Monday, 30 June 2008

Bad writing

Part of being a good author is not being a bad author. Tautologous though this may sound, I think there is a distinction. There are competent but uninspired authors, and there are inspired but flawed authors (some of whom sell extremely well!). Good writing needs both creativity and technical ability, and a lot of that technique is the avoidance of flaws. Some things that I try actively to avoid, and also those that make others' writing at best tiresome and at worse unreadable, as follows:

  • Character inconsistency. People acting 'out of character' and doing/saying things which that character would not do/say is the most cardinal of sins. At all times must every character stay within their own bounds (development aside), and at all times must they be believable as people.
  • One-dimensional characters. Finding the balance between this and the above is tricky, but shallow characters who have a very limited range of predictable behaviour can be very tedious.
  • Continuity errors, anachronisms etc.
  • Cliche.
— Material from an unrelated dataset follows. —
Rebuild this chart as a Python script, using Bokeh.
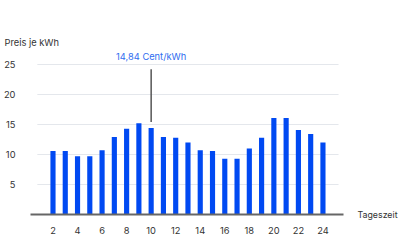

Not all university professors wear tweed jackets with leather patches, not all secretaries chew gum incessantly and speak in a nasal Jewish-American accent, not all villains cackle maniacally and rant about power, but lazy writers don't take the trouble to create characters outside these stereotypes. Also, adding miscellaneous physical impairments, bleeding eyes and so forth, does not add depth to a character.
  • Focus on the world, not the people. This is especially a problem in (bad) sci-fi/fantasy, where one feels that the author has thought a lot about all the cool things in the world they have created, and the people/lifeforms running around inside it are merely there to wield the Sword of Deity Slaying or fly the VPL-0134 Super Starfighter of Doom. Sure, fantastic scenarios can provide very interesting backdrops for good stories, but they should not be the story itself. People are interesting, made-up things aren't.
  • Deus Ex Machina. All the tension built up through the plot is diffused in one lazy magic ending.
  • Pace. Things that are not interesting but are necessary take far too long to exposit, or things that are interesting are not dwelled on enough.
  • Self-parody. Usually the sign of a long-running series running out of steam, this is a sure-fire sign of a shortage of ideas.

1 comment:

James said...

I felt Larry Niven fell into a couple of these traps with Ringworld - it's much easier to do in sci-fi, but the focus on the world was almost complete, and while the characters were consistent, I had absolutely no empathy with them. I wouldn't go so far as to call them one-dimensional - there was plenty of attempt to give them depth, history and personality, but in the end I just didn't care.